Earlier failed attempt intentionally left here so future readers can make sense of the comments.

This script exhibits the same kind of buffering problem you're getting:

#!/bin/bash
printf 'hi\n'
{
    for i in 1 2 3 4; do
    sleep 0.5
    printf '%s\n' $i
    done;
} | tail -f
printf 'bye\n'

This one does not. Output inside the group is redirected to stderr, then stderr from the whole group is piped to the command. Since it's stderr, it's unbuffered.

#!/bin/bash
printf 'hi\n'
{
    for i in 1 2 3 4; do
    sleep 0.5
    printf '%s\n' $i 1>&2
    done;
} |& tail -f
printf 'bye\n'

Adapted from Wang HongQin's answer in this question.

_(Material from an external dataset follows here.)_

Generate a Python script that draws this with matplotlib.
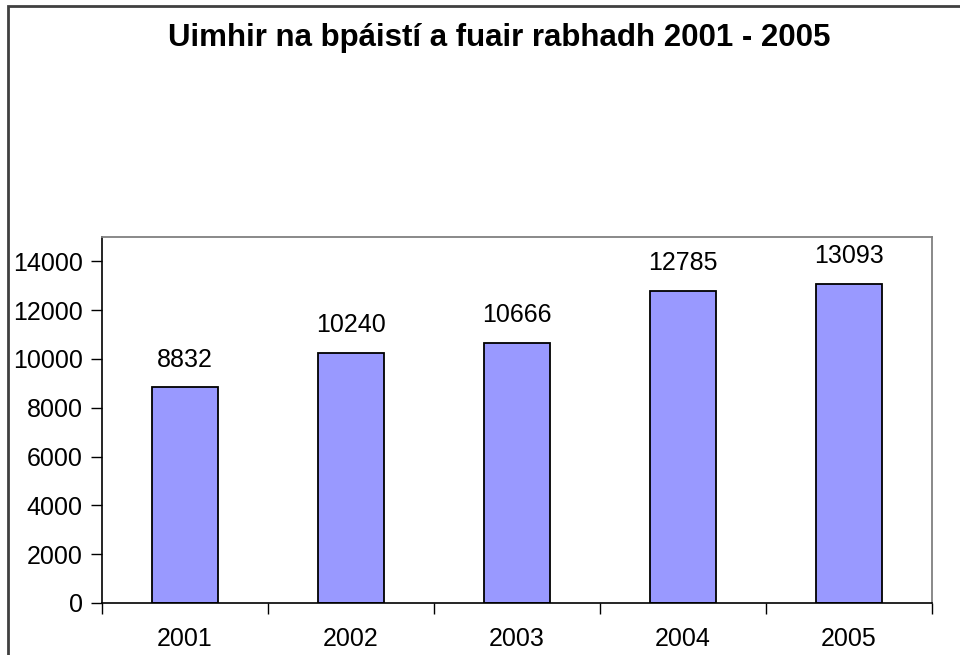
import matplotlib

matplotlib.use("Agg")
import matplotlib.pyplot as plt
from matplotlib.patches import Rectangle

years = ["2001", "2002", "2003", "2004", "2005"]
counts = [8832, 10240, 10666, 12785, 13093]
y_ticks = [0, 2000, 4000, 6000, 8000, 10000, 12000, 14000]
title = "Uimhir na bpáistí a fuair rabhadh 2001 - 2005"

plt.rcParams["font.family"] = ["Liberation Sans", "DejaVu Sans"]

fig = plt.figure(figsize=(9.6, 6.55), dpi=100)
ax = fig.add_axes([102 / 960, 52 / 655, 830 / 960, 366 / 655])

x = list(range(len(years)))
bars = ax.bar(x, counts, width=0.4, color="#9999FF", edgecolor="black", linewidth=1.3, zorder=2)
for bar, value in zip(bars, counts):
    ax.text(bar.get_x() + bar.get_width() / 2, value + 650, str(value),
            ha="center", va="bottom", fontsize=18)

ax.set_xlim(-0.5, len(years) - 0.5)
ax.set_ylim(0, 15000)
ax.set_yticks(y_ticks)
ax.set_yticklabels([str(v) for v in y_ticks], fontsize=18)
ax.tick_params(axis="y", direction="out", length=8, width=1, pad=6)

# tick marks between categories, labels centred under bars
ax.set_xticks([i - 0.5 for i in range(len(years) + 1)])
ax.set_xticklabels([])
ax.tick_params(axis="x", which="major", direction="out", length=8, width=1)
ax.set_xticks(x, minor=True)
ax.set_xticklabels(years, minor=True, fontsize=18)
ax.tick_params(axis="x", which="minor", length=0, pad=17)

for side in ("top", "right"):
    ax.spines[side].set_color("#808080")
    ax.spines[side].set_linewidth(1.3)
for side in ("left", "bottom"):
    ax.spines[side].set_color("black")
    ax.spines[side].set_linewidth(1.2)

fig.text(499 / 960, 1 - 38 / 655, title, ha="center", va="center",
         fontsize=22.5, fontweight="bold")

# outer chart frame, open to the right and bottom
fig.patches.append(Rectangle((8 / 960, -0.1), 1.2, (655 - 6) / 655 + 0.1,
                             transform=fig.transFigure, fill=False,
                             edgecolor="#404040", linewidth=2))

fig.savefig("out.png", dpi=100)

The difficulty was in finding a way to unbuffer the pipe with braces rather than an explicit command. Had to fiddle around a while to get the redirection working properly.

Tom Zych
  • 923
  • 8
  • 17
  • Hummm... You actually see very well the issue. I see the idea (and I also read the original post by Wang HongQin), but after having tried your very own example by using `printf 'print %s\n' $i` and by replacing `tail -f` by `python -u`, it looks like the `print` statements are getting displayed without being read by python. I don't think the output is really piped, though it _looks_ like it is (since `tail -f` is supposed to print something on the screen which happens to be the case here). I am pretty sure that `tail` in your example doesn't get anything. – Thomas Baruchel Nov 28 '15 at 16:47
  • Yes, sorry, stuff was going out via stderr. I realized it after I posted and had to delete while I worked it out. Revision should work. – Tom Zych Nov 28 '15 at 16:48
  • Don't be sorry; I learn much here ;-) But I still don't think that the new version actually works :-( Could you try with `python -u` and by replacing your four numbers by a valid python `print` statement? – Thomas Baruchel Nov 28 '15 at 16:50
  • Sigh, no, you're right. I had turned off the `sleep` for testing and forgot to make sure that output was unbuffered. I have RL stuff now and can't work on this. I'll leave it up, maybe someone else can start from here and work out the bugs. – Tom Zych Nov 28 '15 at 16:56
  • these examples are not at all pertinent to the question, unless your `printf` is `/bin/printf` *(though i would doubt it even in that case)*. the shell doesn't do output buffering in the same way most programs do, and `sleep` doesn't buffer writes at all because it doesn't do any. – mikeserv Nov 28 '15 at 20:33
  • @mikeserv: The `sleep` was just to delay things so I could tell whether it was buffering or not. The `printf` issue occurred to me too, so I changed it to `/bin/echo` for future testing. Haven't solved it yet, though. I don't see a way to pipe `stderr` directly and I suspect this whole approach is unworkable. Trying something else now. Using `stdbuf -o0 /bin/echo` failed too. – Tom Zych Nov 28 '15 at 23:40
  • the problem is not in `tail -f` *exactly* - it does what you'd expect for a program that has to read the same file over time even though its already reached end of file over and over - it loops over it. obviously its not going to check the file for new information *all of the time* - that would be terribly wasteful - the typical `tail -f` implementation checks every 60 seconds. – mikeserv Nov 29 '15 at 02:47
  • You are perfectly right with your `cat` proof; thus my issue obviously comes from the behaviour of `python -u` which doesn't seem to parse its stdin as unbuffered. – Thomas Baruchel Nov 29 '15 at 10:39
  • I am not sure that the code with `cat` "works" for the reason you think. This code `{ echo foo >> mylog; echo bar; echo foo >> mylog } | cat >> mylog` creates `mylog` with lines foo, foo, bar, indicating that what was piped to `cat` was buffered. On the other hand, `{ echo foo >> mylog; echo bar; sleep 0.5; echo foo >> mylog } | cat >> mylog` produces `mylog` with lines foo, bar, foo. This suggests that somehow `sleep` flushes the buffer. – user102008 Nov 22 '22 at 21:45
1

you just have to do:

{   stdbuf -o0 curl ...
    stdbuf -o0 whatever ...
}|  tail -f

...which will work for dynamically linked applications, though i'm pretty sure curl includes its own unbuffer switch of some kind.

mikeserv
  • 57,448
  • 9
  • 113
  • 229